The Woods
- Jake Waldvogel
- Oct 6
- 4 min read
I grew up on a football field. Across the way, a cinder track stretched a lazy circle around our practice field, which was mostly dirt. Corn stalked in the evenings like spectres watching a young crop of men grow from sweat and blood. Set back off the highway and draped in farm fields, our stadium was notched into a little plot of woods just behind the school. When I played, we would walk in uniform from our weight room toward the trees until the parking lot spit us out onto the gravel path that led to our field. The banners that lined those ancient trees were plastered with the faces of young men hardening themselves to look like their fathers. As I hear now the crunch of stones under worn-out cleats, the late summer crickets chirping in the corn, and the grade schoolers cheering to my brothers and best friends from the west end zone as we walk unflinchingly toward kickoff, I think of Aeneas leaving Troy. Young men choose to play, not always out of pure desire or the hope of glory, but because even farm boys recognize the call to duty is undeniable. Why would a young man shrug the pads off his shoulders? Why slip the helmet quietly from his head? So far as there is a civil religion in hometown America, it is a game, its altar a gridiron.
There came a time each summer, huddled around the water cooler, drenched in some unholy smell, when each of us wondered, itchy and bleeding, between pounds in our head, why we stay. Looking back down Consear Road, the school would flicker in heat waves like a stone at the bottom of a puddle, and we’d remember. Looking out over the fields a mile or so, toward where Goose’s house and the surrounding farms stood silhouetted against the Michigan sun, we’d remember. And jogging back the line together through the dust and grime when the whistle called, we’d remember. It was a duty and, more than anything, a right of passage. Neither life nor death hung in the balance, but it felt that way.

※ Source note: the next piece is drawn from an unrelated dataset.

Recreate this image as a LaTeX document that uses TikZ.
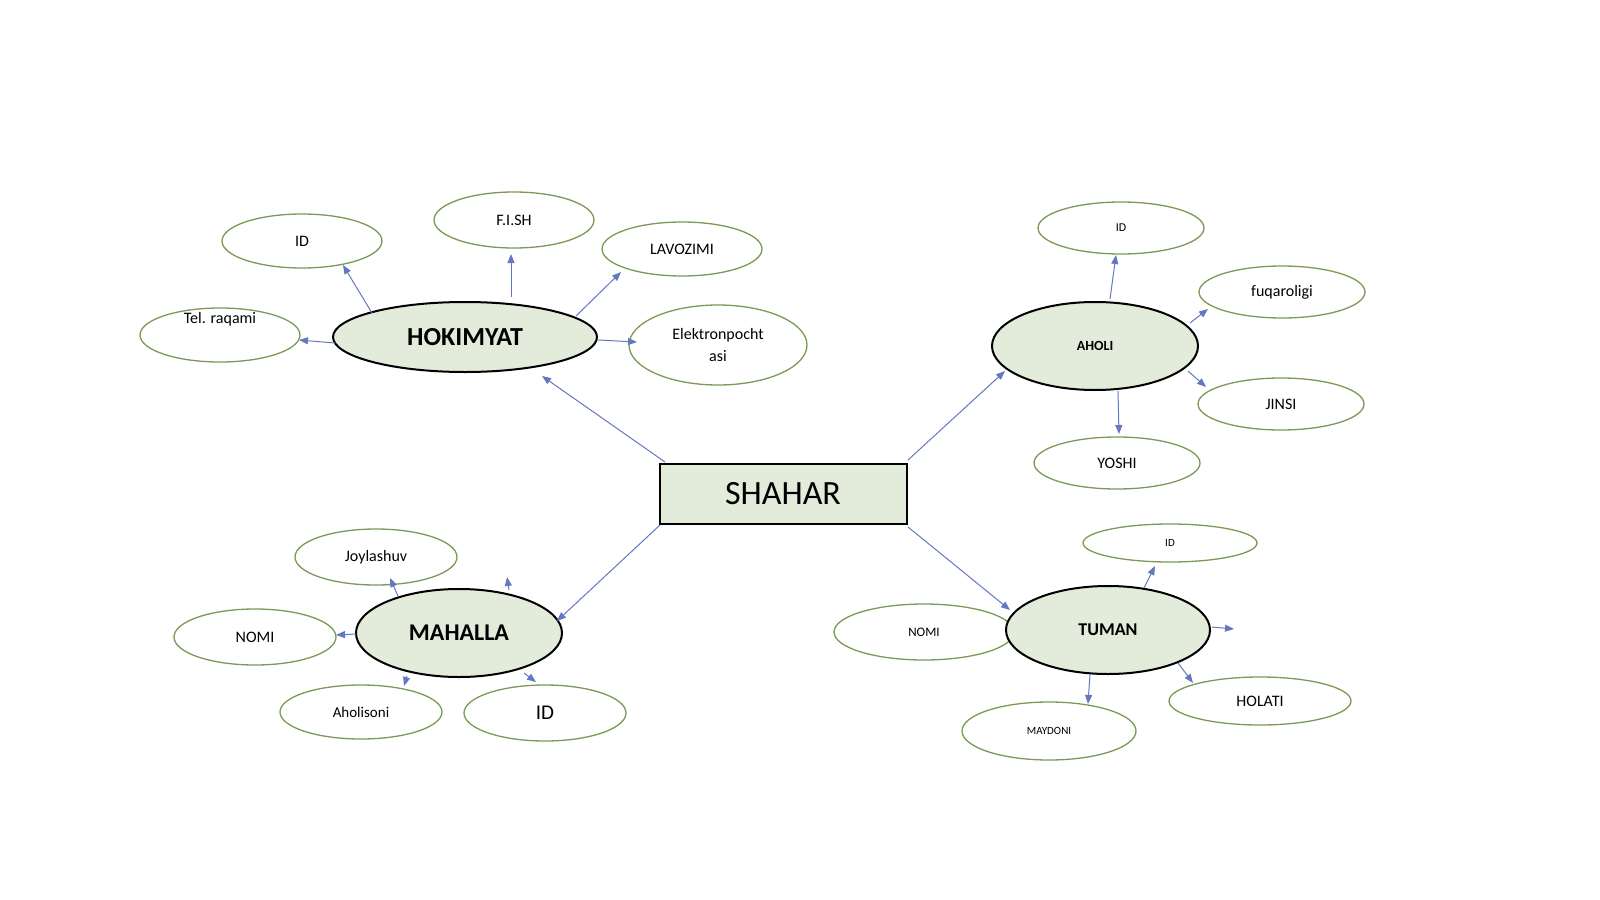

Only a few miles separate Whiteford and Ida Township, but the schools hadn’t played since the ’70s. Ottawa Lake hadn’t won since long before that. The din of the world disappeared for a week when the forty or so boys who had chosen to take the field that year set before them victory and victory alone. The coaches barred none with the boys. They minced no words in telling the strength of the Ida Bluestreaks. For every Bobcat to don a helmet, there would be two Bluestreaks waiting to tear it off. Still, Whiteford knew its own strength. They were a tightly knit corps of victors. Coming off a disappointing year, they knew they had the strength to turn their former woes into something far greater. Victory would mean vengeance forty years in waiting. And it would mean a statement to other challengers that the warriors in The Woods would fight anyone from the first quarter to the last.
Friday. The fans, mothers, fathers, grandparents, friends, crushes, waited a short distance from where the team sat in silence. Soon, we walked the walk to The Woods, heard a pregame speech that rang like a war cry in the barn we used for a locker room, and then kicked off the biggest game of the year. Goose scored twice. In the far end zone just before halftime, my brother, the quarterback, threw a touchdown to our middle child in our family, a feral safety and receiver. We beat Ida 34–14. And dominated from the first play to the last whistle. Still, to win was not a walk in The Woods. The coaches were right. Ida hit harder than any team we had played that season. Their linemen were meaner, their running backs faster, their linebackers more brutish than those from the other farm towns. That’s the promise of high school football. That’s the promise of those blazing summer days: The privilege to do battle for the hometown, the privilege to reclaim the county, to let victory ring in the lungs of those who had whispered for so long. Three generations separated Whiteford’s wins on the gridiron against a powerhouse. The night we did it, three generations lingered, listening to legends from The Woods, until the lights went out. The myth now had a line written in our own hand.
The boy in that arena knows he cannot leave because it’s more than a game, more than tallies in a column. The scoreboard hangs like a votive to the tradition of fathers and grandfathers. When the clock runs out for the last time and the whistle blows a final death to boyhood, The Woods are a silent promise that a new generation will, in God’s good time, take a town’s dreams upon its own shoulders and set duty upon its own head. Each son will walk the path to The Woods and tear the same soil with his cleats. The dirt will sting his eyes; the grass will grow by his own sweat and blood. He will harden himself to fight the same rival. The pigskin will be their household god, preserved through a summer’s fire. The numbers they wear will be their fathers with them and what they pass to their own sons. The Woods will be the temple they must leave, the promise to which they always return.